The U.S. Tax Court handed down a mixed opinion Thursday in a long-running battle between Medtronic and the Internal Revenue Service (IRS) over whether the company paid enough taxes in 2005 and 2006.

The IRS argues Medtronic owes nearly $1.4 billion for underpaying its taxes in those years by miscalculating the allocation of profits between the company's U.S. unit and its subsidiary in Puerto Rico.

Tax Court Judge Kathleen Kerrigan's decision Thursday would require Medtronic pay more than it did previously, but not as much as the IRS sought.

At the heart of the matter is an accounting practice known as "transfer pricing," which reflects what one division charges another division within the same company for goods, services and intangibles such as intellectual property.

Multinational corporations use cross-border transfer pricing as a strategy to reduce tax bills by transferring profits to lower-tax places — in this case, Puerto Rico.

According to court documents, Medtronic and the IRS were using different methods to determine the allocation of its profits. Medtronic said the royalty rate its Puerto Rico business owes the U.S. unit should be 21.8% while the IRS argued it should be 66.7%.

Kerrigan determined the royalty rate should be 48.8%, roughly splitting the difference. Her formula would increase the amount of profits credited to Medtronic US, increasing the company's tax bill.

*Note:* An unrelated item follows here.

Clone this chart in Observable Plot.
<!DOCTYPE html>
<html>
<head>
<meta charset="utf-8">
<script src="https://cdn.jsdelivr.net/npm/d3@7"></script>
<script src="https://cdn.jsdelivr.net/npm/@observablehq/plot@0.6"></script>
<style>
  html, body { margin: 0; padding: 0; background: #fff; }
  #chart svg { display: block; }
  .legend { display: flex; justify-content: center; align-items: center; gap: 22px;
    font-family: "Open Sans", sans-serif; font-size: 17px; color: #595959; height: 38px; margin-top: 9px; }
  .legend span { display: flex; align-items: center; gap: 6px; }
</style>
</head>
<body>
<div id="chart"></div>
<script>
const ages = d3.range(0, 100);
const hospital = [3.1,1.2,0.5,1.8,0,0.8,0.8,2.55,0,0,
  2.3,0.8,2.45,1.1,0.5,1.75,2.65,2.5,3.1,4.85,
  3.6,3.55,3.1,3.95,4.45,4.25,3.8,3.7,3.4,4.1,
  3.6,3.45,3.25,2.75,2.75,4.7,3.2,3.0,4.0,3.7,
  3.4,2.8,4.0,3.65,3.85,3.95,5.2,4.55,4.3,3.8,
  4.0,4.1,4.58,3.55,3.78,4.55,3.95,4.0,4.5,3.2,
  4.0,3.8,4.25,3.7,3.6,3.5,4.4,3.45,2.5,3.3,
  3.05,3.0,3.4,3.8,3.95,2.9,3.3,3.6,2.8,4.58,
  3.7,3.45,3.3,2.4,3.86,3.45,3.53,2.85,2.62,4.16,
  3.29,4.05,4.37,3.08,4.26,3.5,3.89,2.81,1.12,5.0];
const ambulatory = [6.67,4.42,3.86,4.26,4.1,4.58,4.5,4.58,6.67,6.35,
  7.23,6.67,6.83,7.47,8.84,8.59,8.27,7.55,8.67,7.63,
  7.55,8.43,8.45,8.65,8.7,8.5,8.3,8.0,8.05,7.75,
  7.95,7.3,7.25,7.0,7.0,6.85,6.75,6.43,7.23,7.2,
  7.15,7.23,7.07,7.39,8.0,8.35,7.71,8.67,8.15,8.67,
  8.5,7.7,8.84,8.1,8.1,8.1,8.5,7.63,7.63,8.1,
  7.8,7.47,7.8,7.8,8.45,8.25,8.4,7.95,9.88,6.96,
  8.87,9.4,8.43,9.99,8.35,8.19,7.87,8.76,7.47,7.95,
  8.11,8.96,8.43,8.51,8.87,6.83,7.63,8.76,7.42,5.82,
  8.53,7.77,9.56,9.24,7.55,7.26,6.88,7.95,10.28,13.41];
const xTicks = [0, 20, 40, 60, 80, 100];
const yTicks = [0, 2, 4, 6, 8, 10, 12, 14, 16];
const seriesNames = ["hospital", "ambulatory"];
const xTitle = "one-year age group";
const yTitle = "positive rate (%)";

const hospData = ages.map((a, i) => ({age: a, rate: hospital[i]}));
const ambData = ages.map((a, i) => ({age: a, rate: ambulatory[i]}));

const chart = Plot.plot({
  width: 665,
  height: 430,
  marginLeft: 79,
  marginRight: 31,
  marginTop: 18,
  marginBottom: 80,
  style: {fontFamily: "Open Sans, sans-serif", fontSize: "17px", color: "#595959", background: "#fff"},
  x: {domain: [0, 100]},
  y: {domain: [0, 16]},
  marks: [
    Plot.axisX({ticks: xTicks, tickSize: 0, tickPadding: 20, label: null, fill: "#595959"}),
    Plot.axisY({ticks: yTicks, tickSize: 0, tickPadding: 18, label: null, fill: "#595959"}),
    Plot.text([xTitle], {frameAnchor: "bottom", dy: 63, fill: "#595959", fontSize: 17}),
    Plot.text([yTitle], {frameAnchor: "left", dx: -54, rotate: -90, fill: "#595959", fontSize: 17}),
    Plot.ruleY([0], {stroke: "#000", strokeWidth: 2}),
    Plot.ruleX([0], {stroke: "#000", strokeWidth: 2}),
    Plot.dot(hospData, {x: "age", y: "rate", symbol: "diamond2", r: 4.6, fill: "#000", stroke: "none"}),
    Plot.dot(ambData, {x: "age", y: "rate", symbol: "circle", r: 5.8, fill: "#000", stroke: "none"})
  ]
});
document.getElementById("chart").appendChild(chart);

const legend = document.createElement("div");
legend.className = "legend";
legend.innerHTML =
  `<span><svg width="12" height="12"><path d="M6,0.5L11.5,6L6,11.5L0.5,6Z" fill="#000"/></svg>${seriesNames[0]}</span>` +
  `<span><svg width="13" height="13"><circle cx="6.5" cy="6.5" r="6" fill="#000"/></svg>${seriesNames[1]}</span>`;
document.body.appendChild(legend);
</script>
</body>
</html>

The judge didn't calculate what Medtronic's tax bill would be under the determined rate.

Medtronic has a right to appeal the case, which has already undergone multiple appeals over the past 11 years. The company declined to say whether it planned to do so.

"We are evaluating the decision," Erika Winkels, a Medtronic spokeswoman, said late Thursday.

A representative of the IRS said that the agency does not comment on litigation.

"While [it] wasn't a complete win for the IRS, it still results in a large tax bill for Medtronic," said Alex Martin, a principal and lead on transfer pricing for KBKG, a national specialty tax firm.

"The IRS is winning more of these cases nowadays."

The case started in December 2010 when the IRS issued a "notice of deficiency" to Medtronic, stating the company owed a combined $957.6 million for tax years 2005 and 2006. In 2014, the agency revised that estimate to $1.36 billion.

Medtronic prevailed in a 2016 hearing on the case. But the U.S. Court of Appeals for the Eight Circuit reversed that decision in 2018, sending it back to the Tax Court.

Jon Choi, a professor of tax law at the University of Minnesota, said a lack of clarity in the tax code itself is a complicating factor in transfer price disputes.

"These are difficult questions. ... The law itself is not decisive about the correct method for valuation," said Choi.